Flesh tones: Human skin colors range across a very wide gamut, but most skin tones contain a mixture of warm red-orange, yellow-ochre, and white, adjusted with cool colors for shadows. The Impressionists added lavender and blue-violet to their shadow tones to capture the effect of indirect sky light on skin. A useful starting point for a mid-value Caucasian flesh tone is cadmium red plus cadmium yellow plus a large amount of white, adjusted toward pink or peach as needed. For darker skin tones, burnt sienna, raw umber, and yellow ochre are more accurate starting points than attempting to darken a pink base.

Vivid greens: Pure phthalo green is too acidic and synthetic-looking for most naturalistic purposes. The best landscape greens use a cool yellow (lemon or hansa light) mixed with a small amount of cool blue (cerulean or phthalo blue), with the ratio determining whether the result reads as yellow-green or blue-green. Adding a small amount of the complementary (red-violet) neutralizes the green slightly for a more natural quality.

Clean purples: As discussed above, use a cool red (quinacridone) and a warm blue (ultramarine). Adding white produces a range of lavenders. For deeper, richer purples, dioxazine purple is a single-pigment paint that produces purer results than any mixture.

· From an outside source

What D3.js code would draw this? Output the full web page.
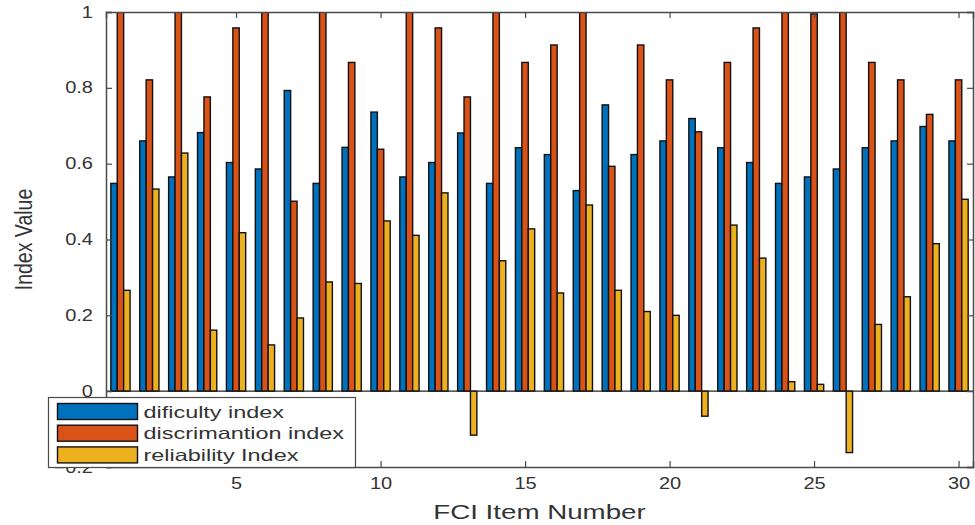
<!DOCTYPE html>
<html>
<head>
<meta charset="utf-8">
<script src="https://cdn.jsdelivr.net/npm/d3@7"></script>
<style>
  body { margin: 0; background: #fff; }
  text { font-family: "Liberation Sans", Arial, Helvetica, sans-serif; }
</style>
</head>
<body>
<div id="chart-area"></div>
<script>
// FCI item numbers 1..30
var items = d3.range(1, 31);

// values (discrimination > 1 is clipped by the axes)
var difficulty = [0.548, 0.660, 0.565, 0.682, 0.603, 0.586, 0.793, 0.548, 0.643, 0.736,
                  0.565, 0.603, 0.681, 0.548, 0.642, 0.624, 0.529, 0.755, 0.624, 0.660,
                  0.719, 0.642, 0.603, 0.548, 0.565, 0.586, 0.642, 0.660, 0.698, 0.660];
var discrimination = [1.05, 0.821, 1.05, 0.776, 0.958, 1.05, 0.501, 1.05, 0.867, 0.638,
                      1.05, 0.958, 0.776, 1.05, 0.867, 0.913, 1.05, 0.593, 0.913, 0.821,
                      0.684, 0.867, 0.958, 1.05, 0.995, 1.05, 0.867, 0.821, 0.730, 0.821];
var reliability = [0.266, 0.533, 0.628, 0.161, 0.418, 0.122, 0.193, 0.288, 0.284, 0.449,
                   0.411, 0.523, -0.116, 0.344, 0.428, 0.259, 0.491, 0.266, 0.210, 0.200,
                   -0.066, 0.438, 0.351, 0.025, 0.018, -0.162, 0.176, 0.249, 0.389, 0.506];

var seriesNames = ["dificulty index", "discrimantion index", "reliability Index"];
var seriesColors = ["#0072BD", "#D95319", "#EDB120"];

var xTicks = [5, 10, 15, 20, 25, 30];
var yTicks = [-0.2, 0, 0.2, 0.4, 0.6, 0.8, 1];

var W = 975, H = 525;
var margin = {left: 106, right: 2, top: 12, bottom: 58};
var width = W - margin.left - margin.right,
    height = H - margin.top - margin.bottom;

var axisColor = "#4a4a4a", textColor = "#333";

var svg = d3.select("#chart-area")
    .append("svg")
        .attr("width", W)
        .attr("height", H);

var group = svg.append("g")
    .attr("transform", "translate(" + margin.left + ", " + margin.top + ")");

// scales
var x = d3.scaleLinear().domain([0.5, 30.5]).range([0, width]);
var y = d3.scaleLinear().domain([-0.2, 1]).range([height, 0]);

// bars inside a group sit next to each other
var slot = 0.222;
var offsets = [-slot, 0, slot];

var table = [];
[difficulty, discrimination, reliability].forEach(function(vals, s){
    vals.forEach(function(v, i){
        table.push({item: items[i], value: v, s: s});
    });
});

group.append("clipPath")
    .attr("id", "plot-clip")
  .append("rect")
    .attr("width", width)
    .attr("height", height);

var plot = group.append("g").attr("clip-path", "url(#plot-clip)");

var bw = x(1 + slot) - x(1);
plot.selectAll("rect.bar")
    .data(table)
  .enter()
    .append("rect")
    .attr("class", "bar")
    .attr("x", function(d){ return x(d.item + offsets[d.s]) - bw / 2 })
    .attr("y", function(d){ return y(Math.max(0, d.value)) })
    .attr("width", bw)
    .attr("height", function(d){ return Math.abs(y(d.value) - y(0)) })
    .attr("fill", function(d){ return seriesColors[d.s] })
    .attr("stroke", "#111")
    .attr("stroke-width", 1.4);

// bar baseline
group.append("line")
    .attr("x1", 0).attr("x2", width)
    .attr("y1", y(0)).attr("y2", y(0))
    .attr("stroke", "#222")
    .attr("stroke-width", 1.2);

// axes (MATLAB style: inward ticks on all four sides)
var tl = 6;
var xAxisCall = d3.axisBottom(x).tickValues(xTicks).tickSize(-tl).tickPadding(14);
var xAxisTop = d3.axisTop(x).tickValues(xTicks).tickSize(-tl).tickFormat("");
var yAxisCall = d3.axisLeft(y).tickValues(yTicks).tickSize(-tl).tickPadding(13)
    .tickFormat(function(d){ return d3.format("")(+d.toFixed(1)) });
var yAxisRight = d3.axisRight(y).tickValues(yTicks).tickSize(-tl).tickFormat("");

var gx = group.append("g")
    .attr("class", "x axis")
    .attr("transform", "translate(0, " + height + ")")
    .call(xAxisCall);
group.append("g").attr("class", "x axis").call(xAxisTop);
var gy = group.append("g").attr("class", "y axis").call(yAxisCall);
group.append("g")
    .attr("class", "y axis")
    .attr("transform", "translate(" + width + ", 0)")
    .call(yAxisRight);

group.selectAll(".axis path")
    .attr("stroke", axisColor)
    .attr("stroke-width", 1.5);
group.selectAll(".axis line")
    .attr("stroke", axisColor)
    .attr("stroke-width", 1.2);

// tick labels: wide looking glyphs, so stretch horizontally
gx.selectAll(".tick text")
    .attr("fill", textColor)
    .attr("font-size", "16px")
    .attr("dy", "0.71em")
    .attr("y", 11)
    .attr("x", 0)
    .attr("transform", "scale(1.25, 1)");

gy.selectAll(".tick text")
    .attr("fill", textColor)
    .attr("font-size", "16px")
    .attr("x", 0)
    .attr("transform", "translate(-13, 0) scale(1.25, 1)");

// x label
group.append("text")
    .attr("transform", "translate(" + (width / 2) + ", " + (height + 52) + ") scale(1.32, 1)")
    .attr("font-size", "21px")
    .attr("text-anchor", "middle")
    .attr("fill", textColor)
    .text("FCI Item Number");

// y label
group.append("text")
    .attr("transform", "translate(-74, " + (height / 2) + ") rotate(-90) scale(1, 1.25)")
    .attr("font-size", "19.5px")
    .attr("text-anchor", "middle")
    .attr("fill", textColor)
    .text("Index Value");

// legend, lower left, drawn on top
var legend = svg.append("g")
    .attr("transform", "translate(48.5, 397.5)");

legend.append("rect")
    .attr("width", 307)
    .attr("height", 70)
    .attr("fill", "#fff")
    .attr("stroke", axisColor)
    .attr("stroke-width", 1.2);

var rows = legend.selectAll("g.row")
    .data(seriesNames)
  .enter()
    .append("g")
    .attr("class", "row")
    .attr("transform", function(d, i){ return "translate(0, " + (6 + i * 21.7) + ")" });

rows.append("rect")
    .attr("x", 9)
    .attr("width", 80)
    .attr("height", 16)
    .attr("fill", function(d, i){ return seriesColors[i] })
    .attr("stroke", "#111")
    .attr("stroke-width", 1.4);

rows.append("text")
    .attr("transform", "translate(95, 14) scale(1.42, 1)")
    .attr("font-size", "16.5px")
    .attr("fill", textColor)
    .text(function(d){ return d });
</script>
</body>
</html>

For a broader discussion of how color temperature and complementary relationships function in art appreciation, our guide to color theory covers these ideas at a conceptual level that complements this practical mixing guide. And for how color mixing applies directly in different paint media, see our guides to acrylic painting and watercolor technique.

Final Thoughts

Color mixing is learnable. It follows rules that, once understood, make the process predictable rather than mysterious. The split primary palette, the distinction between warm and cool pigments, the practice of mixing darks from complements rather than black, and the discipline of using as few pigments per mixture as possible will eliminate most of the muddy, wrong-temperature, wrong-value results that frustrate beginners.

Keep a color mixing journal: test each mixture on a small piece of paper, note what you used, and let it dry before evaluating. Wet paint always looks different from dry paint, and building a reference of your specific paint colors' behavior will accelerate your learning faster than any other single practice. With time, accurate color mixing becomes as instinctive as any other drawing or painting skill.